** GOAL **
Set the listing down again in full, word for word, with the pictures left out.

** DATA EXTRACT **

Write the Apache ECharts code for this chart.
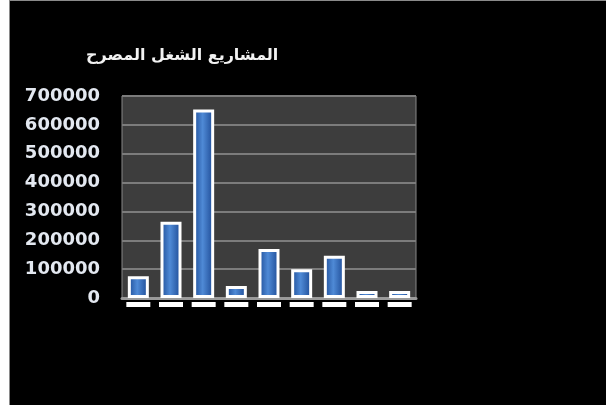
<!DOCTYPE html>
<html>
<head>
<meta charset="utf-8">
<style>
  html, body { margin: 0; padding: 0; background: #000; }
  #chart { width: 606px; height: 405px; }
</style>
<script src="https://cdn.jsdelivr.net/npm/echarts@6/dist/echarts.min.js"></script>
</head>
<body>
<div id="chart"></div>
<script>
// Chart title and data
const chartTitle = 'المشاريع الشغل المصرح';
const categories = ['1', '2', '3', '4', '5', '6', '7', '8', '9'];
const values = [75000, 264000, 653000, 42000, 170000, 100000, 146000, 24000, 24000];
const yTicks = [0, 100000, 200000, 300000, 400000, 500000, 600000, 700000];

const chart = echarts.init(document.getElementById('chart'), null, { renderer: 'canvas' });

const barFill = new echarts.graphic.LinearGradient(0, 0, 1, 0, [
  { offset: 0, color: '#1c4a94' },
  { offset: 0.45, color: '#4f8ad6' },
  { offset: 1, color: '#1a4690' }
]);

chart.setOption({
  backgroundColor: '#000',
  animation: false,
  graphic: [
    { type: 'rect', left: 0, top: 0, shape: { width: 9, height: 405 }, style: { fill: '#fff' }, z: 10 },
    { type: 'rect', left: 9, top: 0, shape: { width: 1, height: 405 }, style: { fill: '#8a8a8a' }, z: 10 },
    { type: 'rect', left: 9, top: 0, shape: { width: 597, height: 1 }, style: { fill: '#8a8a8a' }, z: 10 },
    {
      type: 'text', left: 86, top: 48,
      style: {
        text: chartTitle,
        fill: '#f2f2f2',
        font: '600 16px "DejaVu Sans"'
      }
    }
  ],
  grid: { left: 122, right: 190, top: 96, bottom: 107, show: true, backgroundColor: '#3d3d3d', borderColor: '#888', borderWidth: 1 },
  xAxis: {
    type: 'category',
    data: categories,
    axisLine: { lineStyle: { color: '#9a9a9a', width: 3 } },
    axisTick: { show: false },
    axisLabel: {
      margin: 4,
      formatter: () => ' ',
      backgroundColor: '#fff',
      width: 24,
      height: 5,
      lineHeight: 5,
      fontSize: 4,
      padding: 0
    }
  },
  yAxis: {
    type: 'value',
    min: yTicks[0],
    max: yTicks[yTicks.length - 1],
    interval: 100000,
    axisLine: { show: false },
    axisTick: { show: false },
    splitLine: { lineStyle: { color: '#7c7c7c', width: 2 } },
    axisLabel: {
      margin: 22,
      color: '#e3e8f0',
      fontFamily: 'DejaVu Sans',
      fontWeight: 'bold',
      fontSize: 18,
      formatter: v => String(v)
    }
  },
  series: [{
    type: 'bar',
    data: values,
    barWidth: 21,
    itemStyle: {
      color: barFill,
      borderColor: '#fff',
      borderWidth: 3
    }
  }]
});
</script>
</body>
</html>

** SOLUTION FOR THIS EXERCISE **
Write the Apache ECharts code for this chart.
<!DOCTYPE html>
<html>
<head>
<meta charset="utf-8">
<style>
  html, body { margin: 0; padding: 0; background: #000; }
  #chart { width: 606px; height: 405px; }
</style>
<script src="https://cdn.jsdelivr.net/npm/echarts@6/dist/echarts.min.js"></script>
</head>
<body>
<div id="chart"></div>
<script>
// Chart title and data
const chartTitle = 'المشاريع الشغل المصرح';
const categories = ['1', '2', '3', '4', '5', '6', '7', '8', '9'];
const values = [75000, 264000, 653000, 42000, 170000, 100000, 146000, 24000, 24000];
const yTicks = [0, 100000, 200000, 300000, 400000, 500000, 600000, 700000];

const chart = echarts.init(document.getElementById('chart'), null, { renderer: 'canvas' });

const barFill = new echarts.graphic.LinearGradient(0, 0, 1, 0, [
  { offset: 0, color: '#1c4a94' },
  { offset: 0.45, color: '#4f8ad6' },
  { offset: 1, color: '#1a4690' }
]);

chart.setOption({
  backgroundColor: '#000',
  animation: false,
  graphic: [
    { type: 'rect', left: 0, top: 0, shape: { width: 9, height: 405 }, style: { fill: '#fff' }, z: 10 },
    { type: 'rect', left: 9, top: 0, shape: { width: 1, height: 405 }, style: { fill: '#8a8a8a' }, z: 10 },
    { type: 'rect', left: 9, top: 0, shape: { width: 597, height: 1 }, style: { fill: '#8a8a8a' }, z: 10 },
    {
      type: 'text', left: 86, top: 48,
      style: {
        text: chartTitle,
        fill: '#f2f2f2',
        font: '600 16px "DejaVu Sans"'
      }
    }
  ],
  grid: { left: 122, right: 190, top: 96, bottom: 107, show: true, backgroundColor: '#3d3d3d', borderColor: '#888', borderWidth: 1 },
  xAxis: {
    type: 'category',
    data: categories,
    axisLine: { lineStyle: { color: '#9a9a9a', width: 3 } },
    axisTick: { show: false },
    axisLabel: {
      margin: 4,
      formatter: () => ' ',
      backgroundColor: '#fff',
      width: 24,
      height: 5,
      lineHeight: 5,
      fontSize: 4,
      padding: 0
    }
  },
  yAxis: {
    type: 'value',
    min: yTicks[0],
    max: yTicks[yTicks.length - 1],
    interval: 100000,
    axisLine: { show: false },
    axisTick: { show: false },
    splitLine: { lineStyle: { color: '#7c7c7c', width: 2 } },
    axisLabel: {
      margin: 22,
      color: '#e3e8f0',
      fontFamily: 'DejaVu Sans',
      fontWeight: 'bold',
      fontSize: 18,
      formatter: v => String(v)
    }
  },
  series: [{
    type: 'bar',
    data: values,
    barWidth: 21,
    itemStyle: {
      color: barFill,
      borderColor: '#fff',
      borderWidth: 3
    }
  }]
});
</script>
</body>
</html>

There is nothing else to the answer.